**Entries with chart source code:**
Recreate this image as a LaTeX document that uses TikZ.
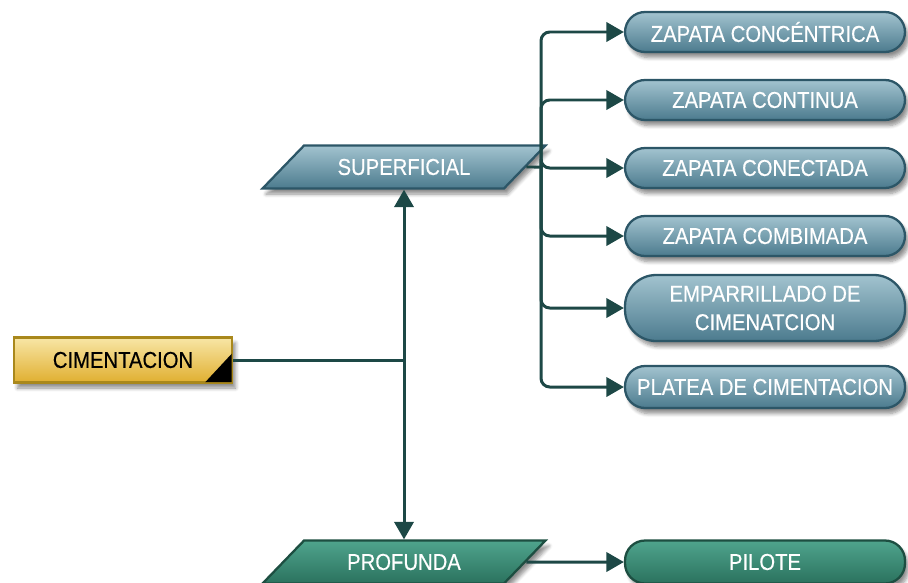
\documentclass[tikz,border=0pt]{standalone}
\usepackage{fontspec}
\setmainfont{Liberation Sans}[FakeStretch=0.88,FakeBold=0.4]
\usetikzlibrary{shapes.geometric,shadows.blur,arrows.meta}
\definecolor{linkline}{HTML}{1D4846}
\definecolor{blueTop}{HTML}{A2C3CF}
\definecolor{blueBot}{HTML}{4C7B8E}
\definecolor{blueEdge}{HTML}{2C5667}
\definecolor{greenTop}{HTML}{4FA48D}
\definecolor{greenBot}{HTML}{2B725E}
\definecolor{greenEdge}{HTML}{1D4E41}
\definecolor{goldTop}{HTML}{F8E6A6}
\definecolor{goldBot}{HTML}{E0AF30}
\definecolor{goldEdge}{HTML}{A9881C}
\begin{document}
\begin{tikzpicture}[x=0.02cm, y=-0.02cm,
  every node/.style={font=\fontsize{13.1}{16.2}\selectfont},
  shade/.style={blur shadow={shadow xshift=0.07cm, shadow yshift=-0.11cm, shadow blur steps=6, shadow opacity=45}},
  bluebox/.style={draw=blueEdge, line width=1.3pt, top color=blueTop, bottom color=blueBot, text=white, shade,
    rounded corners=0.4cm, minimum width=5.6cm, minimum height=0.8cm, inner xsep=0pt, align=center},
  slanted/.style={trapezium, trapezium left angle=34, trapezium right angle=146, trapezium stretches body,
    line width=1.3pt, text=white, shade, minimum width=5.66cm, minimum height=0.86cm, inner xsep=0pt},
  link/.style={draw=linkline, line width=1.7pt},
  arr/.style={link, -{Triangle[length=10pt,width=11pt]}}]
\useasboundingbox (0,0) rectangle (908,582);

% left start box
\node[draw=goldEdge, line width=1.4pt, top color=goldTop, bottom color=goldBot, shade,
  minimum width=4.36cm, minimum height=0.9cm, inner sep=0pt] (cim) at (123,360) {CIMENTACION};
\fill[black] ([shift={(-28,-1.5)}]cim.south east) -- ([shift={(-1.5,-1.5)}]cim.south east)
  -- ([shift={(-1.5,-30)}]cim.south east) -- cycle;

% two main types
\node[slanted, draw=blueEdge, top color=blueTop, bottom color=blueBot] (sup) at (404,167) {SUPERFICIAL};
\node[slanted, draw=greenEdge, top color=greenTop, bottom color=greenBot] (prof) at (404,562) {PROFUNDA};

% shallow foundations
\node[bluebox] (conc) at (765,32) {ZAPATA CONCÉNTRICA};
\node[bluebox] (cont) at (765,100) {ZAPATA CONTINUA};
\node[bluebox] (conec) at (765,168) {ZAPATA CONECTADA};
\node[bluebox] (comb) at (765,236) {ZAPATA COMBIMADA};
\node[bluebox, minimum height=1.32cm, rounded corners=0.62cm] (emp) at (765,308) {EMPARRILLADO DE\\CIMENATCION};
\node[bluebox, minimum height=0.84cm] (plat) at (765,387) {PLATEA DE CIMENTACION};

% deep foundation
\node[bluebox, draw=greenEdge, top color=greenTop, bottom color=greenBot, minimum height=0.86cm] (pil) at (765,562) {PILOTE};

\coordinate (junc) at (404,360);
\coordinate (bus) at (541,167);

\draw[link] (cim.east) -- (junc);
\draw[arr] (junc) -- (junc |- sup.south);
\draw[arr] (junc) -- (junc |- prof.north);
\draw[link] (sup.east) -- (bus);
\foreach \t in {conc,cont,conec,comb,emp,plat}
  \draw[arr, rounded corners=5pt] (bus) |- (\t.west);
\draw[arr] (prof.east) -- (pil.west);
\end{tikzpicture}
\end{document}
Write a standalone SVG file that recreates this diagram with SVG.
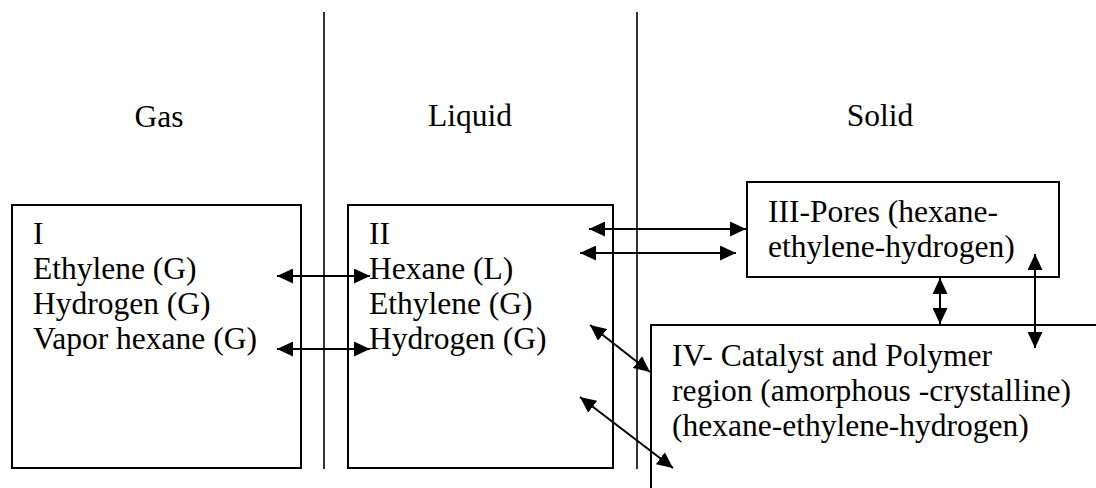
<svg xmlns="http://www.w3.org/2000/svg" width="1096" height="488" viewBox="0 0 1096 488">
<style>
.t{font-family:'Liberation Serif','Times New Roman','DejaVu Serif',serif;font-size:31.5px;fill:#000}
.box{fill:none;stroke:#000;stroke-width:2}
.div{stroke:#000;stroke-width:1.6;fill:none}
.arr{stroke:#000;stroke-width:2;fill:none;marker-start:url(#ah);marker-end:url(#ah)}
</style>
<defs>
<marker id="ah" markerUnits="userSpaceOnUse" markerWidth="17" markerHeight="15" refX="16" refY="7.5" orient="auto-start-reverse">
<path d="M0,0 L16,7.5 L0,15 z" fill="#000"/>
</marker>
</defs>
<rect width="1096" height="488" fill="#fff"/>
<g id="dividers">
<line class="div" x1="324" y1="12" x2="324" y2="469"/>
<line class="div" x1="637" y1="12" x2="637" y2="469"/>
</g>
<g id="phase-labels" class="t" font-family="Liberation Serif, Times New Roman, serif">
<text x="159" y="127" text-anchor="middle">Gas</text>
<text x="470" y="126" text-anchor="middle">Liquid</text>
<text x="880" y="126" text-anchor="middle">Solid</text>
</g>
<g id="node-I">
<rect class="box" x="12" y="205" width="289" height="263"/>
<g class="t" font-family="Liberation Serif, Times New Roman, serif">
<text x="33" y="244">I</text>
<text x="33" y="279">Ethylene (G)</text>
<text x="33" y="314">Hydrogen (G)</text>
<text x="33" y="349">Vapor hexane (G)</text>
</g>
</g>
<g id="node-II">
<rect class="box" x="348" y="205" width="265" height="263"/>
<g class="t" font-family="Liberation Serif, Times New Roman, serif">
<text x="369" y="244">II</text>
<text x="369" y="279">Hexane (L)</text>
<text x="369" y="314">Ethylene (G)</text>
<text x="369" y="349">Hydrogen (G)</text>
</g>
</g>
<g id="node-III">
<rect class="box" x="747" y="182" width="312" height="95"/>
<g class="t" font-family="Liberation Serif, Times New Roman, serif">
<text x="768" y="222">III-Pores (hexane-</text>
<text x="768" y="257">ethylene-hydrogen)</text>
</g>
</g>
<g id="node-IV">
<path class="box" d="M651,488 L651,325 L1096,325"/>
<g class="t" font-family="Liberation Serif, Times New Roman, serif">
<text x="672" y="366">IV- Catalyst and Polymer</text>
<text x="672" y="401">region (amorphous -crystalline)</text>
<text x="672" y="436">(hexane-ethylene-hydrogen)</text>
</g>
</g>
<g id="connectors">
<line class="arr" x1="277" y1="276" x2="370" y2="276"/>
<line class="arr" x1="277" y1="349" x2="370" y2="349"/>
<line class="arr" x1="589" y1="229" x2="746" y2="229"/>
<line class="arr" x1="580" y1="253" x2="736" y2="253"/>
<line class="arr" x1="590" y1="325" x2="650" y2="372"/>
<line class="arr" x1="580" y1="397" x2="673" y2="468"/>
<line class="arr" x1="940" y1="278" x2="940" y2="324"/>
<line class="arr" x1="1035" y1="254" x2="1035" y2="348"/>
</g>
</svg>
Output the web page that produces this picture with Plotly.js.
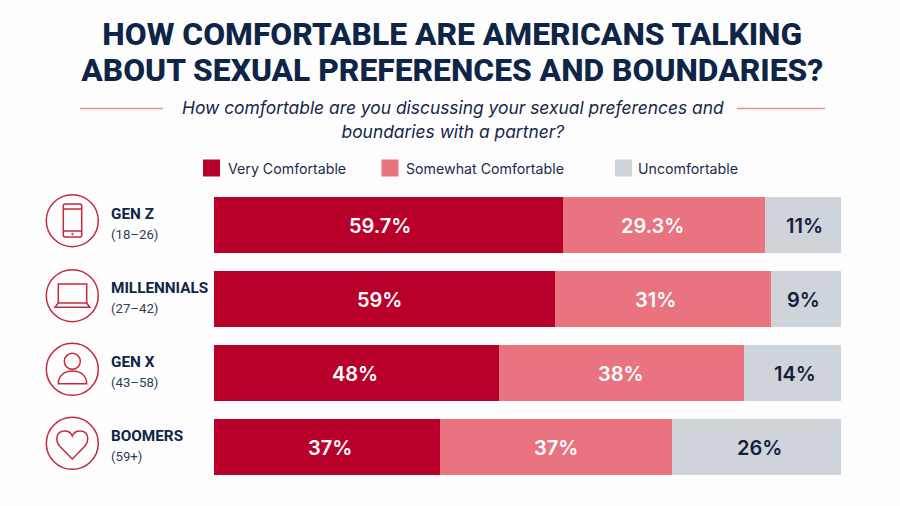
<!DOCTYPE html>
<html>
<head>
<meta charset="utf-8">
<script src="https://cdn.plot.ly/plotly-3.0.1.min.js"></script>
<style>html,body{margin:0;background:#fdfdfd}</style>
</head>
<body>
<div id="graph" style="width:900px;height:506px"></div>
<script>
const generations = ["GEN Z", "MILLENNIALS", "GEN X", "BOOMERS"]
const ages = ["(18–26)", "(27–42)", "(43–58)", "(59+)"]
const seriesNames = ["Very Comfortable", "Somewhat Comfortable", "Uncomfortable"]

// printed labels
const veryLabels = ["59.7%", "59%", "48%", "37%"]
const somewhatLabels = ["29.3%", "31%", "38%", "37%"]
const uncomfortableLabels = ["11%", "9%", "14%", "26%"]

// segment lengths as drawn in the picture (share of the bar), they differ a bit from the labels
const veryDrawn = [55.7, 54.4, 45.5, 36.0]
const somewhatDrawn = [32.2, 34.4, 39.1, 37.0]
const uncomfortableDrawn = [12.1, 11.2, 15.4, 27.0]

const NAVY = "#0f2547"
const INK = "#14213d"
const RED = "#b8002a"
const PINK = "#e9737f"
const GREY = "#cfd3da"
const ICON = "#c22a3e"

// plot area in page pixels
const plot = { left: 214, right: 841, top: 188, bottom: 484 }
const px = v => (v - plot.left) / (plot.right - plot.left)
const py = v => (plot.bottom - v) / (plot.bottom - plot.top)

function barTrace(name, x, fill) {
    return {
        type: "bar",
        orientation: "h",
        name: name,
        y: generations,
        x: x,
        marker: { color: fill, line: { width: 0 } },
        hoverinfo: "name+x",
        showlegend: false
    }
}

// page-pixel path string -> shape path in paper coordinates
function pathShape(d, color, width) {
    let isX = true
    const path = d.replace(/-?\d+(\.\d+)?/g, n => {
        const v = isX ? px(+n) : py(+n)
        isX = !isX
        return v.toFixed(5)
    })
    return { type: "path", xref: "paper", yref: "paper", path: path, line: { color: color || ICON, width: width || 1.5 } }
}

function ring(cx, cy, r, width) {
    return {
        type: "circle", xref: "paper", yref: "paper",
        x0: px(cx - r), x1: px(cx + r), y0: py(cy + r), y1: py(cy - r),
        line: { color: ICON, width: width || 1.5 }
    }
}

function rule(x0, x1) {
    return {
        type: "line", xref: "paper", yref: "paper",
        x0: px(x0), x1: px(x1), y0: py(108.5), y1: py(108.5),
        line: { color: "#f18d92", width: 1.5 }
    }
}

function swatch(x0, fill) {
    return {
        type: "rect", xref: "paper", yref: "paper",
        x0: px(x0), x1: px(x0 + 17), y0: py(176.5), y1: py(159.5),
        fillcolor: fill, line: { width: 0 }
    }
}

const iconShapes = [
    // phone
    ring(72.3, 220.7, 26),
    pathShape("M65,204 L80,204 Q81.7,204 81.7,206 L81.7,235 Q81.7,237 80,237 L65,237 Q63.3,237 63.3,235 L63.3,206 Q63.3,204 65,204 Z"),
    pathShape("M63.5,209 L81.5,209"),
    pathShape("M63.5,231 L81.5,231"),
    ring(72.5, 234, 0.8, 1),
    // laptop
    ring(72.3, 295.7, 26),
    pathShape("M58.3,303 L58.3,284 L86.7,284 L86.7,303"),
    pathShape("M58.3,303 L86.7,303 L89.8,307.3 L55,307.3 Z"),
    // person
    ring(72.3, 369.3, 26),
    ring(72.3, 361.3, 8),
    pathShape("M58.3,383.7 C58.3,376 64,371 72.5,371 C81,371 86.7,376 86.7,383.7 Z"),
    // heart
    ring(72.3, 443.3, 26),
    pathShape("M72.3,459 L60,446.5 C55,441 55.5,431 65,431 C69,431 71,433 72.3,436 C73.5,433 75.7,431 80,431 C89,431 89.5,441 84.5,446.5 Z")
]

const rowAnnotations = generations.flatMap((g, i) => [
    {
        x: px(108.5), xref: "paper", y: g, yref: "y", yshift: 11.5, xanchor: "left", yanchor: "middle",
        text: "<b>" + g + "</b>", showarrow: false,
        font: { family: "Roboto", size: 15.3, color: NAVY }
    },
    {
        x: px(108.5), xref: "paper", y: g, yref: "y", yshift: -9.5, xanchor: "left", yanchor: "middle",
        text: ages[i], showarrow: false,
        font: { family: "Roboto", size: 13.2, color: "#2c3d5c" }
    }
])

// bar labels: centred on their segment, then nudged (px) to where the picture has them
function segmentLabels(start, lengths, labels, nudges, color) {
    return labels.map((t, i) => ({
        x: start[i] + lengths[i] / 2, xref: "x", y: generations[i], yref: "y",
        xshift: nudges[i], yshift: -0.5, text: t, showarrow: false,
        font: { family: "Inter", size: 20, weight: 600, color: color }
    }))
}
const zeros = veryDrawn.map(() => 0)
const afterVery = veryDrawn.slice()
const afterSomewhat = veryDrawn.map((v, i) => v + somewhatDrawn[i])
const labelAnnotations = [
    ...segmentLabels(zeros, veryDrawn, veryLabels, [-8.5, -5, -2, 3], "#ffffff"),
    ...segmentLabels(afterVery, somewhatDrawn, somewhatLabels, [-12, -7, -0.5, 0], "#ffffff"),
    ...segmentLabels(afterSomewhat, uncomfortableDrawn, uncomfortableLabels, [1.5, -2, 2, 3], INK)
]

const legendLabelX = [227, 405, 637]
const legendSwatchX = [203, 381.5, 615]
const legendAnnotations = seriesNames.map((n, i) => ({
    x: px(legendLabelX[i] - 1), xref: "paper", y: py(168), yref: "paper", xanchor: "left", yanchor: "middle",
    text: n, showarrow: false,
    font: { family: "Inter", size: 14.2, color: "#1b2c4c" }
}))

const subtitle = {
    x: px(453), y: py(119), xref: "paper", yref: "paper", yanchor: "middle",
    text: '<span style="font-size:17.4px">How comfortable are you discussing your sexual preferences and<br>boundaries with a partner?</span>',
    showarrow: false,
    font: { family: "Inter", size: 18.5, style: "italic", color: "#16264a" }
}

const layout = {
    width: 900,
    height: 506,
    paper_bgcolor: "#fdfdfd",
    plot_bgcolor: "#fdfdfd",
    margin: { l: plot.left, r: 900 - plot.right, t: plot.top, b: 506 - plot.bottom, pad: 0 },
    barmode: "stack",
    bargap: 0.25,
    showlegend: false,
    title: {
        text: '<span style="font-size:31.8px">HOW COMFORTABLE ARE AMERICANS TALKING<br>ABOUT SEXUAL PREFERENCES AND BOUNDARIES?</span>',
        x: 0.5025, xanchor: "center", y: 1 - 44.5 / 506, yanchor: "top",
        font: { family: "Roboto", size: 27.7, weight: 800, color: NAVY }
    },
    xaxis: { range: [0, 100], visible: false, fixedrange: true },
    yaxis: { autorange: "reversed", visible: false, fixedrange: true },
    shapes: [rule(80, 163), rule(737, 825)]
        .concat([swatch(legendSwatchX[0], RED), swatch(legendSwatchX[1], PINK), swatch(legendSwatchX[2], GREY)])
        .concat(iconShapes),
    annotations: [subtitle].concat(legendAnnotations, rowAnnotations, labelAnnotations)
}

const traces = [
    barTrace(seriesNames[0], veryDrawn, RED),
    barTrace(seriesNames[1], somewhatDrawn, PINK),
    barTrace(seriesNames[2], uncomfortableDrawn, GREY)
]

Plotly.newPlot("graph", traces, layout, { displayModeBar: false })
</script>
</body>
</html>
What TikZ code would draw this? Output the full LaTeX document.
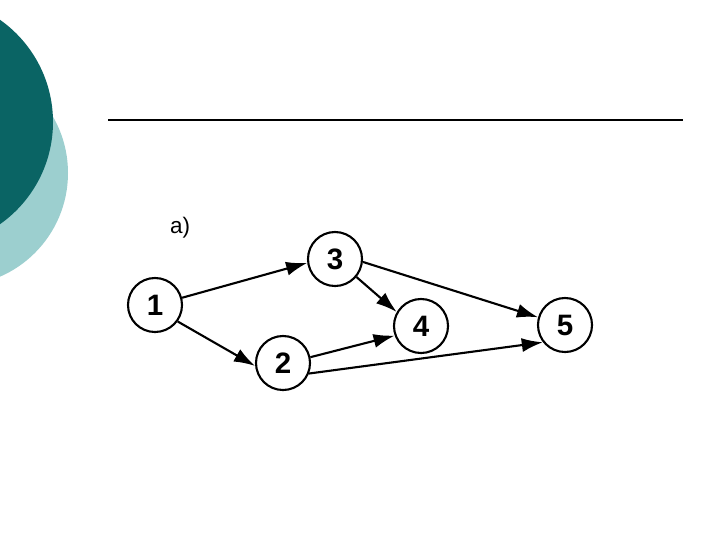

**Task prompt:** Repeat only the lines between the start of the data and the line with "color=greenTop, bottom color=greenBot]", including those two lines, and skip the pictures.

**Full output:**
Recreate this image as a LaTeX document that uses TikZ.
\documentclass[tikz,border=0pt]{standalone}
\usepackage{fontspec}
\setmainfont{Liberation Sans}[FakeStretch=0.88,FakeBold=0.4]
\usetikzlibrary{shapes.geometric,shadows.blur,arrows.meta}
\definecolor{linkline}{HTML}{1D4846}
\definecolor{blueTop}{HTML}{A2C3CF}
\definecolor{blueBot}{HTML}{4C7B8E}
\definecolor{blueEdge}{HTML}{2C5667}
\definecolor{greenTop}{HTML}{4FA48D}
\definecolor{greenBot}{HTML}{2B725E}
\definecolor{greenEdge}{HTML}{1D4E41}
\definecolor{goldTop}{HTML}{F8E6A6}
\definecolor{goldBot}{HTML}{E0AF30}
\definecolor{goldEdge}{HTML}{A9881C}
\begin{document}
\begin{tikzpicture}[x=0.02cm, y=-0.02cm,
  every node/.style={font=\fontsize{13.1}{16.2}\selectfont},
  shade/.style={blur shadow={shadow xshift=0.07cm, shadow yshift=-0.11cm, shadow blur steps=6, shadow opacity=45}},
  bluebox/.style={draw=blueEdge, line width=1.3pt, top color=blueTop, bottom color=blueBot, text=white, shade,
    rounded corners=0.4cm, minimum width=5.6cm, minimum height=0.8cm, inner xsep=0pt, align=center},
  slanted/.style={trapezium, trapezium left angle=34, trapezium right angle=146, trapezium stretches body,
    line width=1.3pt, text=white, shade, minimum width=5.66cm, minimum height=0.86cm, inner xsep=0pt},
  link/.style={draw=linkline, line width=1.7pt},
  arr/.style={link, -{Triangle[length=10pt,width=11pt]}}]
\useasboundingbox (0,0) rectangle (908,582);

% left start box
\node[draw=goldEdge, line width=1.4pt, top color=goldTop, bottom color=goldBot, shade,
  minimum width=4.36cm, minimum height=0.9cm, inner sep=0pt] (cim) at (123,360) {CIMENTACION};
\fill[black] ([shift={(-28,-1.5)}]cim.south east) -- ([shift={(-1.5,-1.5)}]cim.south east)
  -- ([shift={(-1.5,-30)}]cim.south east) -- cycle;

% two main types
\node[slanted, draw=blueEdge, top color=blueTop, bottom color=blueBot] (sup) at (404,167) {SUPERFICIAL};
\node[slanted, draw=greenEdge, top color=greenTop, bottom color=greenBot] (prof) at (404,562) {PROFUNDA};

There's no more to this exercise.